Bobby Fischer passed away this week.

When I was in High School, I played chess seriously enough to learn the language and develop an appreciation for the esoteric, mathematical beauty of the game. It’s really remarkable how expressive a few pieces of plastic and a shared understanding of the world that they imply can be. I’ve seen players joke, threaten, rage, panic and nearly everything else within the confines of 64 squares. Even without outside commentary, you can see players talk to one another in the moves they make.  Between humans, it’s a framework for interaction and understanding that goes beyond the constrained aspects of play.
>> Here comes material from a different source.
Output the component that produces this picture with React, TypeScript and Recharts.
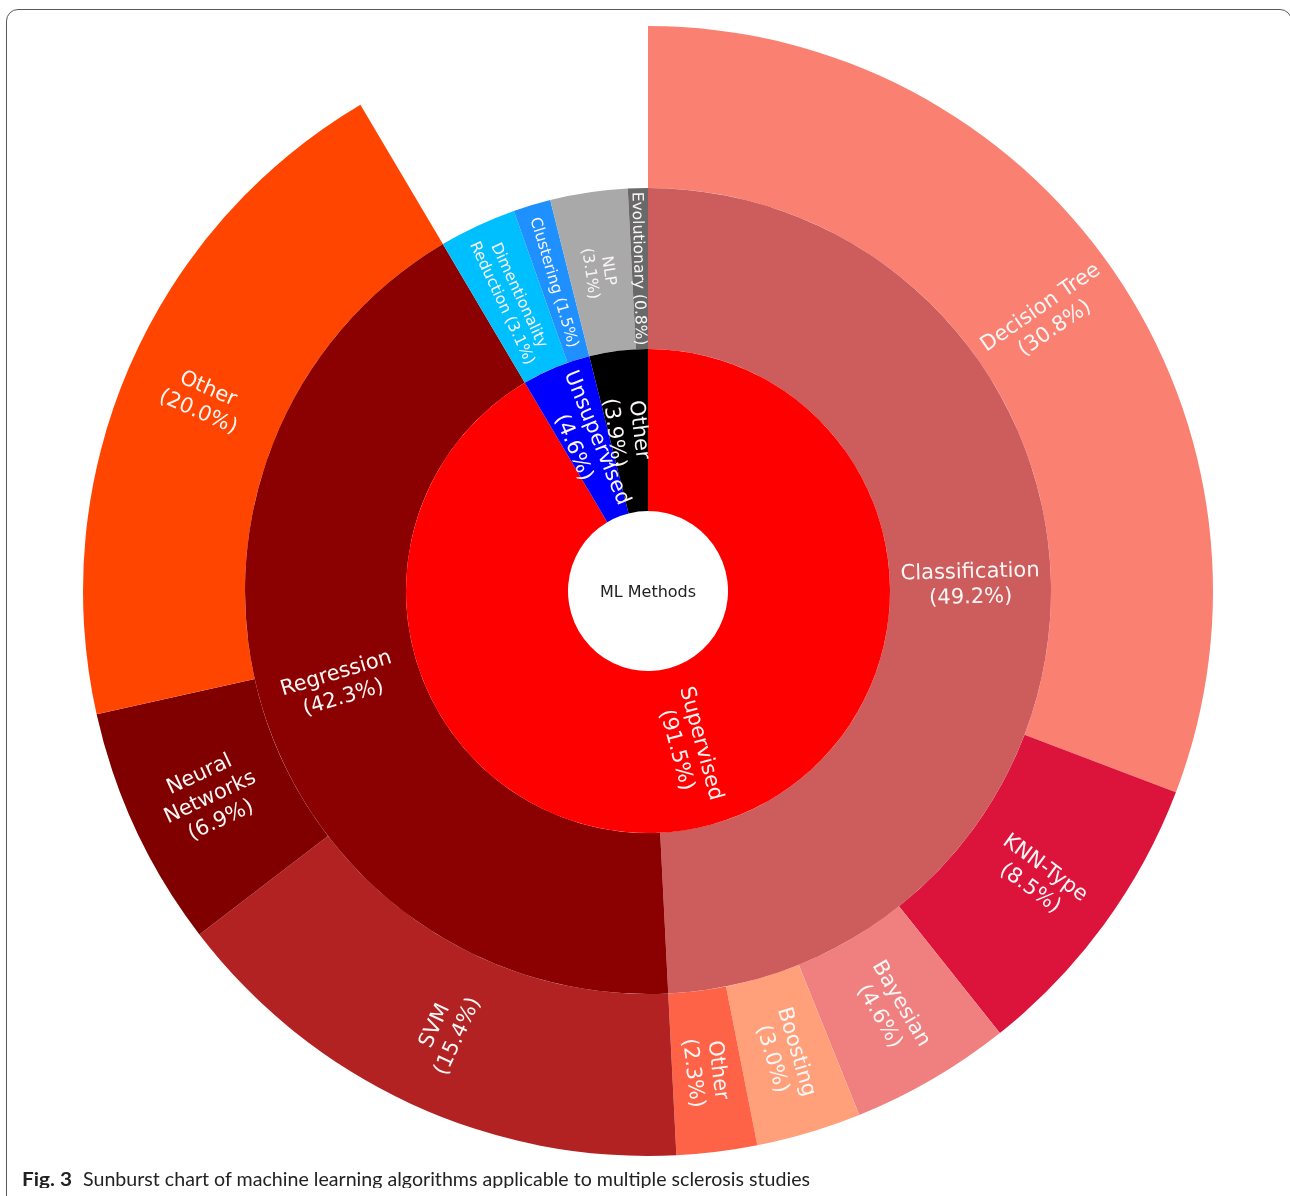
import React from 'react';
import { PieChart, Pie, Cell } from 'recharts';

// ---------- data ----------
const rootLabel = 'ML Methods';

const ring1Labels = ['Supervised\n(91.5%)', 'Unsupervised\n(4.6%)', 'Other\n(3.9%)'];
const ring1Values = [91.5, 4.6, 3.9];

const ring2Labels = [
  'Classification\n(49.2%)',
  'Regression\n(42.3%)',
  'Dimentionality\nReduction (3.1%)',
  'Clustering (1.5%)',
  'NLP\n(3.1%)',
  'Evolutionary (0.8%)',
];
const ring2Values = [49.2, 42.3, 3.1, 1.5, 3.1, 0.8];

const ring3Labels = [
  'Decision Tree\n(30.8%)',
  'KNN-Type\n(8.5%)',
  'Bayesian\n(4.6%)',
  'Boosting\n(3.0%)',
  'Other\n(2.3%)',
  'SVM\n(15.4%)',
  'Neural\nNetworks\n(6.9%)',
  'Other\n(20.0%)',
];
const ring3Values = [30.8, 8.5, 4.6, 3.0, 2.3, 15.4, 6.9, 20.0];

const captionBold = 'Fig. 3';
const captionText = 'Sunburst chart of machine learning algorithms applicable to multiple sclerosis studies';

// ---------- styles ----------
const ring1Colors = ['#FF0000', '#0000FF', '#000000'];
const ring2Colors = ['#CD5C5C', '#8B0000', '#00BFFF', '#1E90FF', '#A9A9A9', '#696969'];
const ring3Colors = ['#FA8072', '#DC143C', '#F08080', '#FFA07A', '#FF6347', '#B22222', '#800000', '#FF4500'];

const build = (labels: string[], values: number[]) =>
  labels.map((text, i) => ({ text, value: values[i] }));

const ring1Data = build(ring1Labels, ring1Values);
const ring2Data = build(ring2Labels, ring2Values);
const ring3Data = build(ring3Labels, ring3Values);
const rootData = [{ text: rootLabel, value: 1 }];

const total = ring1Values.reduce((a, b) => a + b, 0);
const ring3Sum = ring3Values.reduce((a, b) => a + b, 0);

const RAD = Math.PI / 180;
const FONT = '"DejaVu Sans", sans-serif';

const makeLabel = (sizeFor: (v: number) => number) => (props: any) => {
  const { cx, cy, midAngle, innerRadius, outerRadius, value } = props;
  const text: string = props.text ?? props.payload?.text ?? '';
  const r = (innerRadius + outerRadius) / 2;
  const x = cx + r * Math.cos(-midAngle * RAD);
  const y = cy + r * Math.sin(-midAngle * RAD);
  let a = ((midAngle % 360) + 360) % 360;
  if (a > 180) a -= 360;
  if (a > 90) a -= 180;
  else if (a < -90) a += 180;
  const lines = text.split('\n');
  const fs = sizeFor(value);
  const lh = fs * 1.2;
  return (
    <text
      transform={`rotate(${-a}, ${x}, ${y})`}
      textAnchor="middle"
      fill="#fbf6f6"
      fontSize={fs}
      fontFamily={FONT}
    >
      {lines.map((l, i) => (
        <tspan key={i} x={x} y={y + (i - (lines.length - 1) / 2) * lh + fs * 0.36}>
          {l}
        </tspan>
      ))}
    </text>
  );
};

const rootLabelRender = (props: any) => {
  const { cx, cy } = props;
  return (
    <text x={cx} y={cy + 16 * 0.36} textAnchor="middle" fill="#222" fontSize={16} fontFamily={FONT}>
      {rootLabel}
    </text>
  );
};

const CX = 640;
const CY = 583;
const R0 = 80;
const R1 = 242;
const R2 = 403;
const R3 = 565;

export default function App() {
  return (
    <div style={{ position: 'relative', width: 1274, height: 1180 }}>
      <style>{'html{overflow:hidden}'}</style>
      <div
        style={{
          position: 'fixed',
          left: 6,
          top: 9,
          width: 1286,
          height: 1200,
          border: '1.5px solid #5a5a5a',
          borderRadius: 12,
          boxSizing: 'border-box',
          pointerEvents: 'none',
        }}
      />
      <div style={{ position: 'absolute', left: 0, top: 0 }}>
        <PieChart width={1274} height={1160} margin={{ top: 0, right: 0, bottom: 0, left: 0 }}>
          <Pie
            data={rootData}
            dataKey="value"
            cx={CX}
            cy={CY}
            innerRadius={0}
            outerRadius={R0}
            startAngle={90}
            endAngle={-270}
            isAnimationActive={false}
            labelLine={false}
            label={rootLabelRender}
            stroke="none"
          >
            <Cell fill="#ffffff" stroke="none" />
          </Pie>
          <Pie
            data={ring3Data}
            dataKey="value"
            cx={CX}
            cy={CY}
            innerRadius={R2}
            outerRadius={R3}
            startAngle={90}
            endAngle={90 - (360 * ring3Sum) / total}
            isAnimationActive={false}
            labelLine={false}
            label={makeLabel(() => 21)}
            stroke="none"
          >
            {ring3Data.map((d, i) => (
              <Cell key={i} fill={ring3Colors[i]} stroke="none" />
            ))}
          </Pie>
          <Pie
            data={ring2Data}
            dataKey="value"
            cx={CX}
            cy={CY}
            innerRadius={R1}
            outerRadius={R2}
            startAngle={90}
            endAngle={-270}
            isAnimationActive={false}
            labelLine={false}
            label={makeLabel((v) => (v < 5 ? 15.5 : 21))}
            stroke="none"
          >
            {ring2Data.map((d, i) => (
              <Cell key={i} fill={ring2Colors[i]} stroke="none" />
            ))}
          </Pie>
          <Pie
            data={ring1Data}
            dataKey="value"
            cx={CX}
            cy={CY}
            innerRadius={R0}
            outerRadius={R1}
            startAngle={90}
            endAngle={-270}
            isAnimationActive={false}
            labelLine={false}
            label={makeLabel(() => 21)}
            stroke="none"
          >
            {ring1Data.map((d, i) => (
              <Cell key={i} fill={ring1Colors[i]} stroke="none" />
            ))}
          </Pie>
        </PieChart>
      </div>
      <svg width={1274} height={32} style={{ position: 'absolute', left: 0, top: 1155 }}>
        <text
          x={14}
          y={23}
          fontFamily="Lato, sans-serif"
          fontWeight={700}
          fontSize={19}
          fill="#222"
          textLength={50}
          lengthAdjust="spacingAndGlyphs"
        >
          {captionBold}
        </text>
        <text
          x={75}
          y={23}
          fontFamily="Lato, sans-serif"
          fontSize={19}
          fill="#222"
          textLength={727}
          lengthAdjust="spacingAndGlyphs"
        >
          {captionText}
        </text>
      </svg>
    </div>
  );
}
Once you’ve learned to converse a little in that dialect, Fischer’s name comes up a lot, and not just for the popularization and politicization of the game that he catalyzed. He was a genuine chess genius. He blazed new trails of play and revitalized lines of thought that were believed to be dead ends with his passion and brilliance. People make analogies between his ability and Tiger Woods or Michael Jordan, but if anything, his presence in chess is larger. Even if he’d never been on the wider world stage, the chess world would remember him as a revolutionary, and rightly so.

Unfortunately, on virtually every other axis he seems to have been unbalanced. Of course, I’ve never met him, so I can only say what I’ve seen reported, but it seems undeniable that he was a dedicated anti-semite and generally a whack-O outside the world of chess.

It’s heartbreaking when someone is clearly superhumanly talented in one area, but so prosaic in others. Outside the game, Fischer was just a guy, and not a guy I had much respect for. That’s just being human, I suppose, but it’s a sad reminder of how many different aspects that game has.

2 Responses to “Bobby Fischer”

  1. meg Says:

    It is some comfort to an ordinary person like myself that many incredibly-gifted people had compensating or offsetting unattractive features. Fischer was batshit crazy (as was Glenn Gould); MLK plagiarized enormous parts of his dissertation; Gandhi abused his nieces and completely alienated his children. So we can all chorus in self-satisfied tones, “Well, I can’t X, but at least I don’t Y!”

  2. faber Says:

    Other than his brilliance across the board, Fischer seems pretty reprehensible. Now, I certainly don’t know him personally, so I’m going by the media, but he seems crazy and bigoted in a way that would get him shunned completely if he weren’t the best thing since Alexander Alekhine.

    In his case the “I can’t X but I can Y” comes out more like “I may be a racist, but I can really play chess.” Those don’t seem balanced to me.

    His game is undeniably brilliant. He deserves to be remembered as the best thing since Alekhine. It just seems a shame that’s his only redeeming feature.